Welcome to KCI Breakingpoint. There is no need to apologize for nearly forgetting to introduce yourself, I'm pretty sure we all understand.

It seems your husband has had a problem committing to recovery, kind of like an on again/off again engagement, one where he is sure he will always be welcome back...or at least was sure...now he's probably not so sure after all, perhaps even a bit frightened of the idea of loosing that welcome.

You mention that now he attends NA meetings, which he did not do before, this seems to be a positive sign that he may be ready to commit to his recovery, at the least it's a good step forward for him.

Your children at ages 9&13 probably know more about what's happening and has happened than you realize, kids are smart that way...if they are asking for a reason for Dad being gone, I think the truth would go a long way to allowing them a context to place the event, without placing blame, as long as it's presented right. It may also help them understand previous behaviors and family dynamics.

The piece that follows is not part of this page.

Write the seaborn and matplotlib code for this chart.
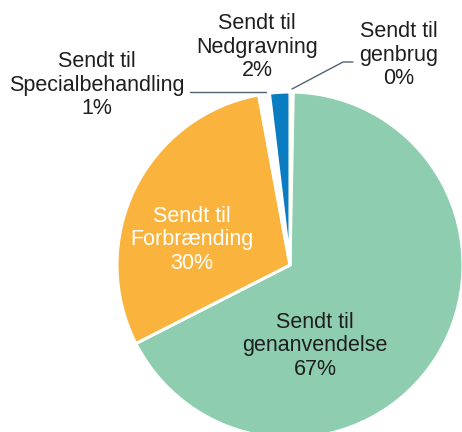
import matplotlib
matplotlib.use("Agg")
import matplotlib.pyplot as plt
import seaborn as sns

sns.set_theme(style="white")
plt.rcParams['font.family'] = ['Liberation Sans', 'DejaVu Sans']

# data, clockwise from 12 o'clock
categories = ["genbrug", "genanvendelse", "Forbrænding", "Specialbehandling", "Nedgravning"]
values = [0.3, 67.2, 29.6, 1.0, 1.9]
pct_labels = ["0%", "67%", "30%", "1%", "2%"]
colors = ["#8ecdb0", "#8ecdb0", "#fab43e", "#ffffff", "#0a7cc2"]

W, H = 462, 432
cx, cy, r = 290, 265, 173  # pie centre / radius in pixels

fig = plt.figure(figsize=(W / 100, H / 100), dpi=100)
ax = fig.add_axes([(cx - r) / W, (H - cy - r) / H, 2 * r / W, 2 * r / H])
ax.pie(values, colors=colors, startangle=90, counterclock=False, radius=1,
       wedgeprops=dict(edgecolor="white", linewidth=2.2))
ax.set_xlim(-1, 1)
ax.set_ylim(-1, 1)
ax.axis("off")


def px(x, y):
    return (x - cx) / r, (cy - y) / r


label_pos = {
    "genbrug": (399, 55),
    "genanvendelse": (315, 346),
    "Forbrænding": (192, 240),
    "Specialbehandling": (97, 85),
    "Nedgravning": (257, 47),
}
text_colors = {"Forbrænding": "white"}

for cat, pct in zip(categories, pct_labels):
    x, y = px(*label_pos[cat])
    ax.text(x, y, f"Sendt til\n{cat}\n{pct}", ha="center", va="center",
            fontsize=15.5, linespacing=1.13, color=text_colors.get(cat, "#1e1e1e"))

# leader lines
lc = "#4f6373"
ax.plot(*zip(px(190, 92), px(266, 92)), color=lc, lw=1.0, clip_on=False)
ax.plot(*zip(px(292, 89), px(343, 62), px(353, 62)), color=lc, lw=1.0, clip_on=False)

fig.savefig("out.png", dpi=100)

Maybe sit down with your husband and explain that this isn't you trying to derail his recovery, but you seeking a way into a recovery of your own that will hopefully help create and equal recovery for both of you. Point out that he's already taken steps to further his own recovery with his voluntary attendance at meetings. That both of you will be learning new coping mechanisms for the things life throws at you.

I suggest you also find a support group, Alanon or Naranon are good places to do so, of course, this forum will be here for you.

I understand the feeling of lost and confused, the second guessing...I also understand that you have to take care of your needs first. You can't help him until you help yourself.